### Short task
From the first line of the listing below to the line with "import plotly.graph_objects as go", print each line exactly, and nothing more. Leave out the pictures.

◆ ◆ ◆ ◆ ◆

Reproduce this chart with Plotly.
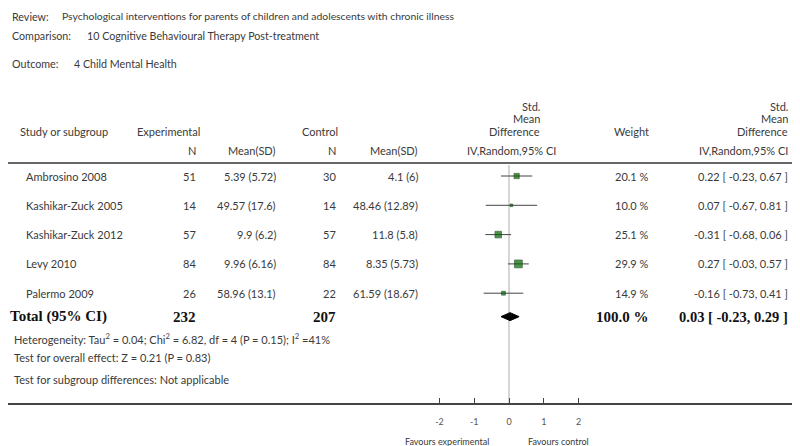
import plotly.graph_objects as go

# ---------------- data ----------------
studies = ["Ambrosino 2008", "Kashikar-Zuck 2005", "Kashikar-Zuck 2012", "Levy 2010", "Palermo 2009"]
exp_n = [51, 14, 57, 84, 26]
exp_mean = [5.39, 49.57, 9.9, 9.96, 58.96]
exp_sd = [5.72, 17.6, 6.2, 6.16, 13.1]
ctrl_n = [30, 14, 57, 84, 22]
ctrl_mean = [4.1, 48.46, 11.8, 8.35, 61.59]
ctrl_sd = [6, 12.89, 5.8, 5.73, 18.67]
smd = [0.22, 0.07, -0.31, 0.27, -0.16]
ci_lo = [-0.23, -0.67, -0.68, -0.03, -0.73]
ci_hi = [0.67, 0.81, 0.06, 0.57, 0.41]
weights = [20.1, 10.0, 25.1, 29.9, 14.9]

total_exp_n = 232
total_ctrl_n = 207
total_smd = 0.03
total_lo = -0.23
total_hi = 0.29
total_weight = 100.0

tick_vals = [-2, -1, 0, 1, 2]
tick_text = ["-2", "-1", "0", "1", "2"]

review = "Psychological interventions for parents of children and adolescents with chronic illness"
comparison = "10 Cognitive Behavioural Therapy Post-treatment"
outcome = "4 Child Mental Health"
heterogeneity = "Heterogeneity: Tau<sup>2</sup> = 0.04; Chi<sup>2</sup> = 6.82, df = 4 (P = 0.15); I<sup>2</sup> =41%"
overall = "Test for overall effect: Z = 0.21 (P = 0.83)"
subgroup = "Test for subgroup differences: Not applicable"

# ---------------- layout helpers ----------------
W, H = 800, 446
OFF = 8                    # page body margin: the figure starts 8px right and down
PLOT_BOTTOM = 403          # screen pixel y of the x-axis line
ROW0, ROWSTEP = 176, 29.3  # screen pixel y of first study row and row spacing
X0_PX, UNIT_PX = 509, 34.75
TOTAL_ROW = 4.8

def pxx(p):
    return (p - OFF) / W

def pxy(p):
    return (PLOT_BOTTOM - p) / (PLOT_BOTTOM - OFF)

SANS = "Lato"
SERIF = "Liberation Serif"
TXT = "#3a3a3a"

fig = go.Figure()

# CI lines
lx, ly = [], []
for i in range(len(studies)):
    lx += [ci_lo[i], ci_hi[i], None]
    ly += [i, i, None]
fig.add_trace(go.Scatter(x=lx, y=ly, mode="lines", line=dict(color="#444444", width=1),
                         hoverinfo="skip", showlegend=False))
# squares
fig.add_trace(go.Scatter(x=smd, y=list(range(len(studies))), mode="markers",
                         marker=dict(symbol="square", size=[w * 0.26 for w in weights],
                                     color="#006600", line=dict(color="#003300", width=0.8)),
                         showlegend=False))
# diamond
dh = 4 / ROWSTEP
fig.add_trace(go.Scatter(x=[total_lo, total_smd, total_hi, total_smd, total_lo],
                         y=[TOTAL_ROW, TOTAL_ROW - dh, TOTAL_ROW, TOTAL_ROW + dh, TOTAL_ROW],
                         mode="lines", fill="toself", fillcolor="#000000",
                         line=dict(color="#000000", width=1), showlegend=False))

ann = []

def A(text, x, y, anchor="left", size=11, font=SANS, color=TXT, yref="paper", bold=False,
      yanchor="middle"):
    if bold:
        text = "<b>" + text + "</b>"
    ann.append(dict(text=text, x=pxx(x), y=(pxy(y) if yref == "paper" else y), xref="paper",
                    yref=yref, xanchor=anchor, yanchor=yanchor, showarrow=False,
                    font=dict(family=font, size=size, color=color)))

# top texts (first line pinned to the top edge of the figure)
A("Review:", 10, OFF, size=10.7, yanchor="top")
A(review, 60, OFF, size=10.4, yanchor="top")
A("Comparison:", 10, 35, size=10.7)
A(comparison, 85, 35, size=10.7)
A("Outcome:", 10, 64, size=10.7)
A(outcome, 72, 64, size=10.7)

# column headers
A("Study or subgroup", 18, 131)
A("Experimental", 135, 131)
A("Control", 300, 131)
A("N", 198, 150, "right")
A("Mean(SD)", 278, 150, "right")
A("N", 338, 150, "right")
A("Mean(SD)", 420, 150, "right")
for xr in (542, 790):
    A("Std.", xr, 106, "right")
    A("Mean", xr, 118, "right")
    A("Difference", xr, 131, "right")
A("IV,Random,95% CI", 511, 150, "center")
A("IV,Random,95% CI", 790, 150, "right")
A("Weight", 651, 131, "right")

# study rows
for i, s in enumerate(studies):
    A(s, 24, i, yref="y")
    A(str(exp_n[i]), 198, i, "right", yref="y")
    A(f"{exp_mean[i]:g} ({exp_sd[i]:g})", 278, i, "right", yref="y")
    A(str(ctrl_n[i]), 338, i, "right", yref="y")
    A(f"{ctrl_mean[i]:g} ({ctrl_sd[i]:g})", 420, i, "right", yref="y")
    A(f"{weights[i]:.1f} %", 651, i, "right", yref="y")
    A(f"{smd[i]:.2f} [ {ci_lo[i]:.2f}, {ci_hi[i]:.2f} ]", 790, i, "right", yref="y")

# total row
TS = 15
A("Total (95% CI)", 8, TOTAL_ROW, yref="y", size=TS, font=SERIF, color="#111111", bold=True)
A(str(total_exp_n), 198, TOTAL_ROW, "right", yref="y", size=TS, font=SERIF, color="#111111", bold=True)
A(str(total_ctrl_n), 338, TOTAL_ROW, "right", yref="y", size=TS, font=SERIF, color="#111111", bold=True)
A(f"{total_weight:.1f} %", 651, TOTAL_ROW, "right", yref="y", size=TS, font=SERIF, color="#111111", bold=True)
A(f"{total_smd:.2f} [ {total_lo:.2f}, {total_hi:.2f} ]", 790, TOTAL_ROW, "right", yref="y",
  size=14.5, font=SERIF, color="#111111", bold=True)

A(heterogeneity, 12, 338, size=11)
A(overall, 12, 357, size=11)
A(subgroup, 12, 379, size=11)

A("Favours experimental", 447, 441, "center", size=9)
A("Favours control", 558, 441, "center", size=9)

shapes = [
    dict(type="line", xref="paper", yref="paper", x0=0, x1=1, y0=pxy(163), y1=pxy(163),
         line=dict(color="#333333", width=1.5)),
    dict(type="line", xref="x", yref="paper", x0=0, x1=0, y0=pxy(165), y1=0,
         line=dict(color="#c8c8c8", width=1.5), layer="below"),
]

xmin = (OFF - X0_PX) / UNIT_PX
xmax = (OFF + W - X0_PX) / UNIT_PX
ytop = (OFF - ROW0) / ROWSTEP
ybot = (PLOT_BOTTOM - ROW0) / ROWSTEP

fig.update_layout(
    width=W, height=H, margin=dict(l=0, r=0, t=0, b=H - (PLOT_BOTTOM - OFF)),
    plot_bgcolor="white", paper_bgcolor="white",
    annotations=ann, shapes=shapes,
    xaxis=dict(range=[xmin, xmax], domain=[0, 1], tickvals=tick_vals, ticktext=tick_text,
               ticks="inside", ticklen=5, tickcolor="#444444", tickwidth=1,
               showline=True, linecolor="#444444", linewidth=2, showgrid=False, zeroline=False,
               tickfont=dict(family=SANS, size=9, color="#555555"), ticklabelstandoff=9,
               fixedrange=True),
    yaxis=dict(range=[ybot, ytop], domain=[0, 1], visible=False, showgrid=False,
               zeroline=False, fixedrange=True),
    showlegend=False,
)

fig.write_html("out.html")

◆ ◆ ◆ ◆ ◆

### Solution for this problem
Reproduce this chart with Plotly.
import plotly.graph_objects as go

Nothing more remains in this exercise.